Arizona's ongoing tuition tax credit scam was well documented back in 2009 courtesy of some terrific investigative reporting, and it continues to come up in our media now and again. Nothing has changed—what else is new in Arizona?—but at least it's out in the open for anyone who wants to read about it. It's nice to see this Oldie But Goodie getting some national coverage in a New York Times story,
DeVos and Tax Credit Vouchers: Arizona Shows What Can Go Wrong. The story's poster child for tax credit profiteering is our own state Senate President Steve Yarbrough.
The Times story begins, "Steve Yarbrough is one of the most powerful men in Arizona." Then it talks about our backdoor voucher program, tuition tax credits, where people give money to School Tuition Organizations and get all of it back when they pay their taxes, meaning their "donation" costs them nothing. The taxpayer picks up the tab, since 100 percent of that money otherwise would have gone into the state coffers. The STOs use most of the money to pay for students' private school tuitions. It can pay for poor kids to go to private schools, but the money can also be used to pay full tuition for millionaires' sons and daughters to attend the most exclusive, expensive private schools in the state. The more you know about this program, the worse it gets.
The dirty secret hidden inside the voucher plan, the Ka-ching! that puts a twinkle in Sen. Yarbrough's eye, is that ten percent of the tuition tax credit money goes to pay the STO's overhead. If your STO pulls in, say, $18 million, like Yarbrough's Arizona Christian School Tuition Organization did in 2014, the most recent year with an online tax form from the STO, that means $1.8 million can be used to pay for the expense of collecting money from donors and handing it out to schools.
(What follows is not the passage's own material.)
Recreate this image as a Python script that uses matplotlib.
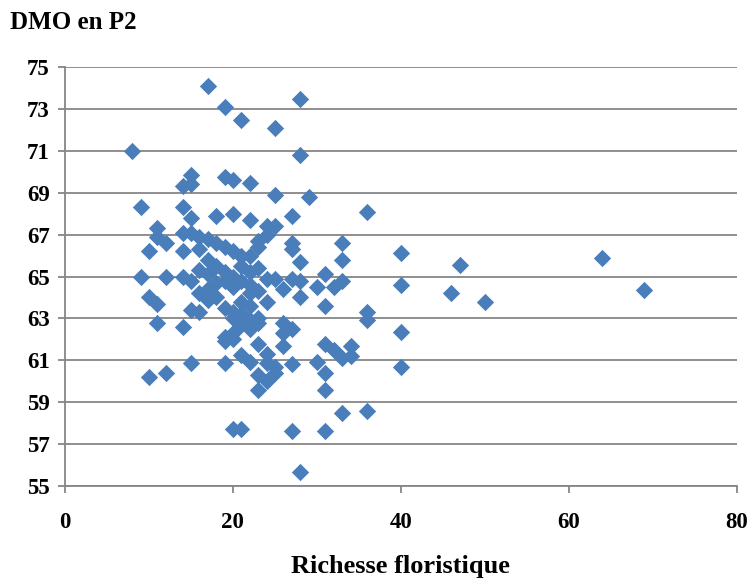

That's good money if you can get it. Yarbrough gets a $125,000 salary out of the deal. But as the Times piece points out, that's only part of his total take. He owns HY Processing which does the bookkeeping/tech work for the STO, for which it makes $636,000 a year. Yarbrough owns the building that houses the STO, which brings him $52,000 in rent. The STO paid for his car.
I imagine Yarbrough smiles all the way to the bank when he's on his way to the State Capitol to do "the people's work"—with Steve Yarbrough being Steve's favorite "people."
The reason for the
Times article is that Trump and his Ed Sec Betsy DeVos are looking to set up a similar tax credit voucher plan nationwide. Trump's campaign idea of writing a $20 billion check from the feds to pay for vouchers didn't go over so well with Republican members of Congress, so Trump's people are thinking, if the same amount of money is short-stopped before it makes it into the government coffers using a plan like Arizona's, it would have the same effect without actually showing up in the federal budget.